The market is already predicting that a cut will occur in July and there are some pundits that think it could be as much as 0.5%.
As I've written quite often in the past decade, the market loves to love the Fed. The positive response is reflexive and anyone that doubts it is run over by the momentum.
The bears are quick to tell us that it really is different this time. The Fed interest rate cuts will be ineffective and that the fallout from the trade war with China will offset the Fed's efforts.
What will happen if there is a trade deal and some improvement in the economic outlook? Will the Fed back off from its dovish stance and cause the market to give back its gains?

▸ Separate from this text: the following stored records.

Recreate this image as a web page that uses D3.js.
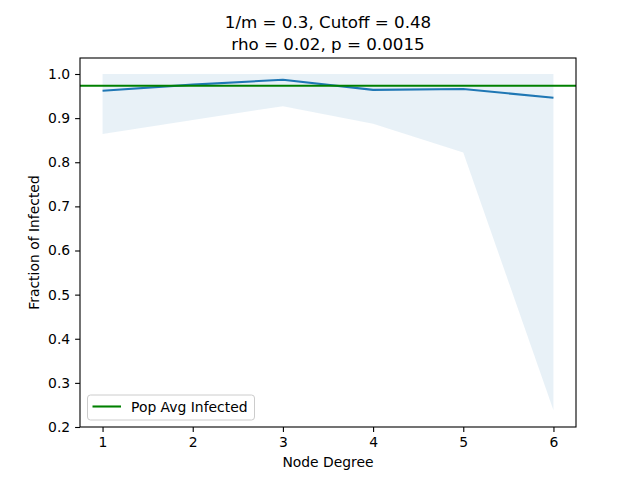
<!DOCTYPE html>
<html><head><meta charset="utf-8">
<script src="https://cdn.jsdelivr.net/npm/d3@7"></script>
<style>body{margin:0;background:#fff}svg{display:block;font-family:"DejaVu Sans",sans-serif}</style>
</head><body><div id="c"></div>
<script>
const degrees = [1, 2, 3, 4, 5, 6];
const meanInfected = [0.962, 0.976, 0.987, 0.964, 0.966, 0.946];
const upperBand = [1.0, 1.0, 1.0, 1.0, 1.0, 1.0];
const lowerBand = [0.864, 0.896, 0.927, 0.887, 0.822, 0.238];
const popAvg = 0.9735;
const yTicks = [0.2, 0.3, 0.4, 0.5, 0.6, 0.7, 0.8, 0.9, 1.0];
const xTicks = [1, 2, 3, 4, 5, 6];

const W = 640, H = 480;
const L = 80, R = 576, T = 58, B = 427;
const svg = d3.select("#c").append("svg").attr("width", W).attr("height", H);
const x = d3.scaleLinear().domain([0.75, 6.25]).range([L, R]);
const y = d3.scaleLinear().domain([0.2, 1.0]).range([427, 74]);
y.domain([0.2, y.invert(T)]).range([B, T]);

const band = d3.area().x((d, i) => x(degrees[i])).y0((d, i) => y(lowerBand[i])).y1((d, i) => y(upperBand[i]));
svg.append("path").datum(degrees).attr("d", band).attr("fill", "#1f77b4").attr("fill-opacity", 0.1);

const line = d3.line().x((d, i) => x(degrees[i])).y(d => y(d));
svg.append("path").datum(meanInfected).attr("d", line).attr("fill", "none").attr("stroke", "#1f77b4").attr("stroke-width", 2.08).attr("stroke-linejoin", "round");

svg.append("line").attr("x1", L).attr("x2", R).attr("y1", y(popAvg)).attr("y2", y(popAvg)).attr("stroke", "#008000").attr("stroke-width", 2.08);

const xa = svg.append("g").attr("transform", `translate(0,${B})`).call(d3.axisBottom(x).tickValues(xTicks).tickFormat(d3.format("d")).tickSize(4.9).tickPadding(4.9));
const ya = svg.append("g").attr("transform", `translate(${L},0)`).call(d3.axisLeft(y).tickValues(yTicks).tickFormat(d3.format(".1f")).tickSize(4.9).tickPadding(4.9));
[xa, ya].forEach(a => {
  a.select(".domain").remove();
  a.selectAll("text").attr("font-size", "13.9px").attr("font-family", "DejaVu Sans").attr("fill", "#000");
  a.selectAll("line").attr("stroke", "#000").attr("stroke-width", 1.1);
});
svg.append("rect").attr("x", L).attr("y", T).attr("width", R - L).attr("height", B - T).attr("fill", "none").attr("stroke", "#000").attr("stroke-width", 1.1);

svg.append("text").attr("x", (L + R) / 2).attr("y", 28).attr("text-anchor", "middle").attr("font-size", "16.7px").text("1/m = 0.3, Cutoff = 0.48");
svg.append("text").attr("x", (L + R) / 2).attr("y", 50).attr("text-anchor", "middle").attr("font-size", "16.7px").text("rho = 0.02, p = 0.0015");
svg.append("text").attr("x", (L + R) / 2).attr("y", 467).attr("text-anchor", "middle").attr("font-size", "13.9px").text("Node Degree");
svg.append("text").attr("transform", `translate(39,${(T + B) / 2}) rotate(-90)`).attr("text-anchor", "middle").attr("font-size", "13.9px").text("Fraction of Infected");

const lg = svg.append("g");
lg.append("rect").attr("x", 87.5).attr("y", 395).attr("width", 167).attr("height", 25).attr("rx", 3).attr("fill", "#fff").attr("fill-opacity", 0.8).attr("stroke", "#ccc").attr("stroke-width", 1);
lg.append("line").attr("x1", 92.5).attr("x2", 121).attr("y1", 406.5).attr("y2", 406.5).attr("stroke", "#008000").attr("stroke-width", 2.08);
lg.append("text").attr("x", 131).attr("y", 411.5).attr("font-size", "13.9px").text("Pop Avg Infected");
</script></body></html>
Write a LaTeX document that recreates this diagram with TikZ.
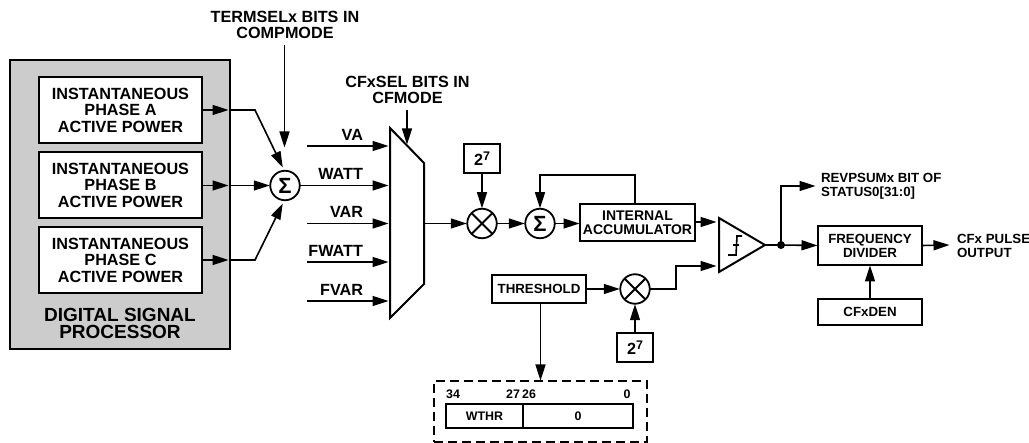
\documentclass[tikz,border=0pt]{standalone}
\usepackage{fontspec}
\setmainfont{Liberation Sans}
\usetikzlibrary{arrows.meta,calc}
\definecolor{panel}{gray}{0.8}
\tikzset{
  x=1pt,y=-1pt,
  every node/.style={font=\bfseries\fontsize{16.2}{16.5}\selectfont,inner sep=0pt,outer sep=0pt},
  block/.style={draw=black,line width=2pt,fill=white,minimum width=#1,align=center,anchor=north west},
  lab/.style={align=center},
  labl/.style={align=left,anchor=west,font=\bfseries\fontsize{13.3}{14}\selectfont},
  small/.style={font=\bfseries\fontsize{13.3}{14}\selectfont},
  tiny/.style={font=\bfseries\fontsize{12.4}{13}\selectfont},
  sumnode/.style={draw=black,line width=1.8pt,fill=white,circle,minimum size=29.5pt,font=\bfseries\fontsize{22}{22}\selectfont},
  mult/.style={draw=black,line width=1.8pt,fill=white,circle,minimum size=29.5pt,
     path picture={\draw[line width=1.8pt] (path picture bounding box.north west)--(path picture bounding box.south east)
       (path picture bounding box.north east)--(path picture bounding box.south west);}},
  wire/.style={line width=1.6pt,draw=black},
  arr/.style={wire,-{Triangle[length=16pt,width=10pt]},shorten >=0.5pt},
}
\newcommand{\ptwo}{2\raisebox{5.5pt}{\fontsize{12.5}{12.5}\selectfont 7}}
\begin{document}
\begin{tikzpicture}
\useasboundingbox (0,0) rectangle (1029,443);
% DSP panel
\node[draw=black,line width=2pt,fill=panel,minimum width=220pt,minimum height=289pt,anchor=north west] (dsp) at (10,60) {};
\node[block=163pt,minimum height=66pt] (pa) at (39,77) {INSTANTANEOUS\\PHASE A\\ACTIVE POWER};
\node[block=163pt,minimum height=66pt] (pb) at (39,152) {INSTANTANEOUS\\PHASE B\\ACTIVE POWER};
\node[block=163pt,minimum height=66pt] (pc) at (39,227) {INSTANTANEOUS\\PHASE C\\ACTIVE POWER};
\node[lab,font=\bfseries\fontsize{19}{17}\selectfont] (dsptxt) at (120,323.5) {DIGITAL SIGNAL\\PROCESSOR};
% first sum
\node[sumnode] (s1) at (285,185.5) {Σ};
\coordinate (ma) at (229,110); \coordinate (ka) at (255,110); \coordinate (ta) at (283,168);
\coordinate (mb) at (229,185.5);
\coordinate (mc) at (229,260); \coordinate (kc) at (255,260); \coordinate (tc) at (283,203);
\draw[arr] (pa.east|-ma) -- (ma);
\draw[arr] (ma) -- (ka) -- (ta);
\draw[arr] (pb.east|-mb) -- (mb);
\draw[arr] (mb) -- (s1.west);
\draw[arr] (pc.east|-mc) -- (mc);
\draw[arr] (mc) -- (kc) -- (tc);
\node[lab] (term) at (285,25) {TERMSELx BITS IN\\COMPMODE};
\coordinate (tt) at (284.5,148);
\coordinate (tf) at (284.5,45);
\draw[arr] (tf) -- (tt);
% mux
\draw[line width=2pt,fill=white,line join=miter] (390,128) -- (424,163) -- (424,284) -- (390,318) -- cycle;
\coordinate (mo) at (424,223.5);
\foreach \y/\t/\n in {146/VA/a,185.5/WATT/b,223.5/VAR/c,262/FWATT/d,301/FVAR/e}{
  \coordinate (in\n) at (389,\y);
  \coordinate (st\n) at (307,\y);
  \node[anchor=east] (lb\n) at (363,\y-11.5) {\t};
}
\draw[arr] (s1.east) -- (inb);
\draw[arr] (sta) -- (ina);
\draw[arr] (stc) -- (inc);
\draw[arr] (std) -- (ind);
\draw[arr] (ste) -- (ine);
\node[lab] (cfsel) at (407.5,90) {CFxSEL BITS IN\\CFMODE};
\coordinate (cf) at (407,110); \coordinate (cft) at (407,145);
\draw[arr] (cf) -- (cft);
% accumulator path
\node[mult] (m1) at (482,223.5) {};
\node[block=36pt,minimum height=29pt] (p1) at (464,144) {\ptwo};
\node[sumnode] (s2) at (540,223.5) {Σ};
\node[block=115pt,minimum height=37pt,font=\bfseries\fontsize{14}{14}\selectfont] (acc) at (580,204) {INTERNAL\\ACCUMULATOR};
\draw[arr] (mo) -- (m1.west);
\draw[arr] (p1.south) -- (m1.north);
\draw[arr] (m1.east) -- (s2.west);
\draw[arr] (s2.east) -- (acc.west|-s2);
\coordinate (fb) at (635,204);
\draw[arr] (fb) -- (635,175) -- (s2.north|-0,175) -- (s2.north);
% threshold path
\node[block=94pt,minimum height=28pt,small] (th) at (492,275) {THRESHOLD};
\node[mult] (m2) at (635,289) {};
\node[block=36pt,minimum height=29pt] (p2) at (617,333) {\ptwo};
\draw[arr] (th.east) -- (m2.west);
\draw[arr] (p2.north) -- (m2.south);
% comparator
\draw[line width=2pt,fill=white,line join=miter] (719,218) -- (765,245) -- (719,272) -- cycle;
\draw[line width=1.6pt] (728,255) -- (736,255) -- (737,236) -- (742,236) (733,245) -- (739,245);
\coordinate (ci1) at (717,222); \coordinate (ci2) at (717,266); \coordinate (cout) at (765,245);
\draw[arr] (acc.east|-ci1) -- (ci1);
\draw[arr] (m2.east) -- (676,289) -- (676,266) -- (ci2);
\fill (781,245) circle (4) coordinate (dot);
\node[block=104pt,minimum height=39pt,small] (fd) at (818,226) {FREQUENCY\\DIVIDER};
\node[block=104pt,minimum height=26pt,small] (den) at (818,299) {CFxDEN};
\draw[wire] (cout) -- (dot);
\draw[arr] (dot) -- (fd.west);
\coordinate (rv) at (816,186);
\draw[arr] (dot) -- (dot|-rv) -- (rv);
\node[labl] (revtxt) at (821,186) {REVPSUMx BIT OF\\STATUS0[31:0]};
\draw[arr] (den.north) -- (fd.south);
\coordinate (oe) at (950,245);
\draw[arr] (fd.east) -- (oe);
\node[labl] (outtxt) at (957,245.5) {CFx PULSE\\OUTPUT};
% register
\node[draw=black,line width=1.8pt,dash pattern=on 9pt off 5pt,minimum width=213pt,minimum height=61pt,anchor=north west] (dash) at (434,381) {};
\draw[arr] (th.south-|dash.north) -- (dash.north);
\node[draw=black,line width=1.8pt,minimum width=77pt,minimum height=24pt,anchor=north west,tiny] (wthr) at (446,404) {WTHR};
\node[draw=black,line width=1.8pt,minimum width=110pt,minimum height=24pt,anchor=north west,tiny] (zero) at (523,404) {0};
\node[tiny] (b34) at (453,394.5) {34};
\node[tiny] (b27) at (513,394.5) {27};
\node[tiny] (b26) at (529,394.5) {26};
\node[tiny] (b0) at (627,394.5) {0};
\end{tikzpicture}
\end{document}
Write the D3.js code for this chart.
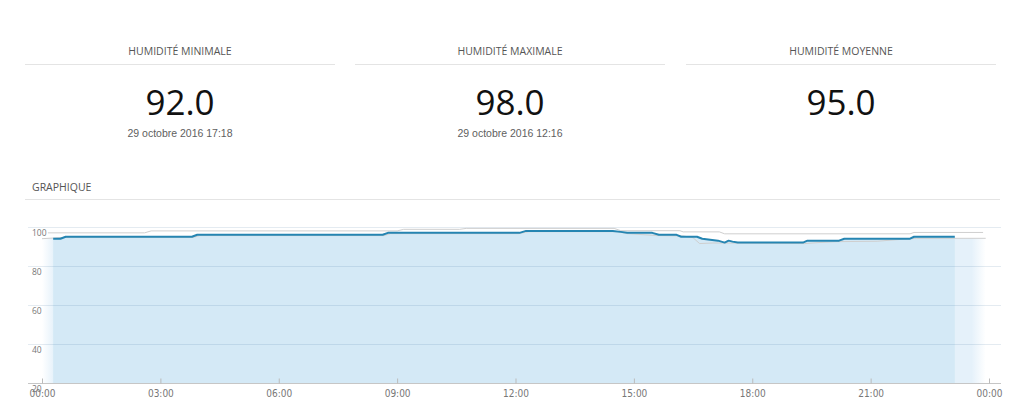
<!DOCTYPE html>
<html lang="fr">
<head>
<meta charset="utf-8">
<title>Humidité</title>
<script src="https://cdn.jsdelivr.net/npm/d3@7"></script>
<style>
  html, body { margin: 0; padding: 0; background: #fff; }
  svg { display: block; }
</style>
</head>
<body>
<svg id="chart" width="1024" height="404"></svg>
<script>
// Summary panels
const statTitles = ["HUMIDITÉ MINIMALE", "HUMIDITÉ MAXIMALE", "HUMIDITÉ MOYENNE"];
const statValues = [92.0, 98.0, 95.0];
const statDates  = ["29 octobre 2016 17:18", "29 octobre 2016 12:16", ""];

// Humidity over the day (%)
const humidityTimes  = ["00:17","00:28","00:36","03:48","03:56","08:38","08:46","12:06","12:16","14:28","14:40","14:50","15:28","15:38","16:05","16:12","16:36","16:44","16:56","17:08","17:18","17:24","17:30","17:38","19:17","19:24","20:12","20:20","22:00","22:06","23:08"];
const humidityValues = [94, 94, 95, 95, 96, 96, 97, 97, 98, 98, 97.5, 97, 97, 96, 96, 95, 95, 94, 93.5, 93, 92, 93, 92.5, 92, 92, 93, 93, 94, 94, 95, 95];

// Reference envelope (upper and lower lines)
const upperTimes  = ["00:09","02:36","02:46","09:00","09:10","10:35","10:45","14:30","14:40","16:10","16:15","17:10","17:18","22:00","22:06","23:51"];
const upperValues = [97, 97, 98, 98, 98.8, 98.8, 99.3, 99.3, 98.1, 98.1, 97.5, 97.5, 96.5, 96.5, 97.2, 97.2];
const lowerTimes  = ["00:00","00:35","03:50","04:00","08:40","08:50","12:05","12:20","14:35","14:50","15:35","16:15","16:30","16:40","17:00","19:20","19:40","20:10","21:10","21:40","22:10","23:55"];
const lowerValues = [94, 94.7, 94.7, 95.6, 95.6, 96.6, 96.6, 97.6, 97.6, 96.6, 95.6, 95.4, 94.5, 91.5, 91.8, 91.5, 92, 92.5, 92.7, 93.5, 94.2, 94.2];

// Axes
const yTicks = [20, 40, 60, 80, 100];
const xTickHours = [0, 3, 6, 9, 12, 15, 18, 21, 24];
const xTickLabels = ["00:00","03:00","06:00","09:00","12:00","15:00","18:00","21:00","00:00"];

const toHours = s => { const [h, m] = s.split(":").map(Number); return h + m / 60; };
const zip = (ts, vs) => ts.map((t, i) => ({ t: toHours(t), v: vs[i] }));

const humidity = zip(humidityTimes, humidityValues);
const upper = zip(upperTimes, upperValues);
const lower = zip(lowerTimes, lowerValues);

const svg = d3.select("#chart");

// ---- summary header ----
const colCenters = [180, 510, 841];
const colWidth = 310;
const header = svg.append("g");
statTitles.forEach((title, i) => {
  const cx = colCenters[i];
  header.append("text")
    .attr("x", cx).attr("y", 55)
    .attr("text-anchor", "middle")
    .attr("font-family", "'Open Sans', sans-serif")
    .attr("font-size", 10.5)
    .attr("fill", "#555")
    .text(title);
  header.append("line")
    .attr("x1", cx - colWidth / 2).attr("x2", cx + colWidth / 2)
    .attr("y1", 64.5).attr("y2", 64.5)
    .attr("stroke", "#e4e4e4");
  header.append("text")
    .attr("x", cx).attr("y", 115)
    .attr("text-anchor", "middle")
    .attr("font-family", "'Open Sans', sans-serif")
    .attr("font-size", 35)
    .attr("fill", "#111")
    .text(statValues[i].toFixed(1));
  if (statDates[i]) {
    header.append("text")
      .attr("x", cx).attr("y", 137)
      .attr("text-anchor", "middle")
      .attr("font-family", "'Liberation Sans', Arial, sans-serif")
      .attr("font-size", 10.5)
      .attr("fill", "#606060")
      .text(statDates[i]);
  }
});

svg.append("text")
  .attr("x", 32).attr("y", 191)
  .attr("font-family", "'Open Sans', sans-serif")
  .attr("font-size", 10.5)
  .attr("fill", "#555")
  .text("GRAPHIQUE");
svg.append("line")
  .attr("x1", 25).attr("x2", 1000)
  .attr("y1", 199.5).attr("y2", 199.5)
  .attr("stroke", "#e4e4e4");

// ---- chart ----
const plotLeft = 28, plotRight = 1001;
const x = d3.scaleLinear().domain([0, 24]).range([42, 989]);
const y = d3.scaleLinear().domain([20, 100]).range([383, 227]);

const defs = svg.append("defs");
const fade = defs.append("linearGradient")
  .attr("id", "envelopeFill")
  .attr("x1", "0").attr("x2", "1").attr("y1", "0").attr("y2", "0");
[[0, 0], [0.013, 1], [0.985, 1], [1, 0]].forEach(([o, a]) =>
  fade.append("stop").attr("offset", o).attr("stop-color", "#e5f1fa").attr("stop-opacity", a));

const area = d3.area().x(d => x(d.t)).y0(y(20)).y1(d => y(d.v));
const line = d3.line().x(d => x(d.t)).y(d => y(d.v));

// lower reference envelope, filled
svg.append("path").datum(lower)
  .attr("d", area)
  .attr("fill", "url(#envelopeFill)");

// humidity area
svg.append("path").datum(humidity)
  .attr("d", area)
  .attr("fill", "#d4e9f6");

// grid lines
svg.append("g").selectAll("line")
  .data(yTicks.filter(v => v !== 20))
  .join("line")
  .attr("x1", plotLeft).attr("x2", plotRight)
  .attr("y1", d => Math.round(y(d)) + 0.5).attr("y2", d => Math.round(y(d)) + 0.5)
  .attr("stroke", "rgba(30,90,140,0.12)");

// y labels (placed just below each grid line)
svg.append("g").selectAll("text")
  .data(yTicks)
  .join("text")
  .attr("x", 32)
  .attr("y", d => y(d) + 9)
  .attr("font-family", "'Open Sans', sans-serif")
  .attr("font-size", 8.5)
  .attr("fill", "#777")
  .text(d => d);

// reference lines
svg.append("path").datum(upper)
  .attr("d", line).attr("fill", "none")
  .attr("stroke", "#cfcfcf").attr("stroke-width", 1);
svg.append("path").datum(lower)
  .attr("d", line).attr("fill", "none")
  .attr("stroke", "#cfcfcf").attr("stroke-width", 1);

// humidity line
svg.append("path").datum(humidity)
  .attr("d", line).attr("fill", "none")
  .attr("stroke", "#2585b2").attr("stroke-width", 2)
  .attr("stroke-linejoin", "round");

// x axis
svg.append("line")
  .attr("x1", plotLeft).attr("x2", plotRight)
  .attr("y1", 383.5).attr("y2", 383.5)
  .attr("stroke", "#c6c6c6");
const xAxis = d3.axisBottom(x)
  .tickValues(xTickHours)
  .tickFormat((d, i) => xTickLabels[i])
  .tickSize(-5)
  .tickPadding(6);
const gx = svg.append("g").attr("transform", "translate(0,383.5)").call(xAxis);
gx.select(".domain").remove();
gx.selectAll(".tick line").attr("stroke", "#bbb");
gx.selectAll(".tick text")
  .attr("font-family", "'Liberation Sans Narrow', 'DejaVu Sans Condensed', sans-serif")
  .attr("font-size", 10)
  .attr("fill", "#777");
</script>
</body>
</html>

This is a good example of a situation where it is better to simply respect the price action that is in front of our face, rather than try to find reasons why it won't persist. It is easy to craft a pessimistic argument about the market here, but fighting the momentum created by a dovish Fed has consistently been a mistake.
Many market players believe that the Fed is doing the wrong thing and that it is going to eventually lead to an epic disaster. Maybe so, but anticipating when and how that will occur is not the way to navigate the market today. The bulls have the momentum and the bullish narrative is being embraced.
One of the biggest positives right now is that the technical conditions favor further upside. I wrote on Friday that the tight trading range and consolidation were exactly what the bulls needed. That trading range has now been resolved to the upside and the primary issue is how much further this momentum can carry us.
This sort of market action tends to create fear of missing out, a supply of dip buyers and a greater focus on stock picking. That doesn't mean we should be undisciplined and chase stocks foolishly, but it does mean we shouldn't be too intent on trying to time a major market top.
One of the easiest mistakes to make in a market like this is to try to anticipate a top. There will be a pullback soon enough, but the business Thursday is to stay with this positive momentum as long as possible and make some money. Fed dovishness tends to be worth much more than intellectual bears think.
Gold, which I discussed yesterday as my go-to trade on a dovish Fed, is gapping up strongly this morning. I may take some short-term profits by a move in the Gold ETF (GLD) . Around $129 to $130 will be a big multi-year breakout that will attract significant technical attention.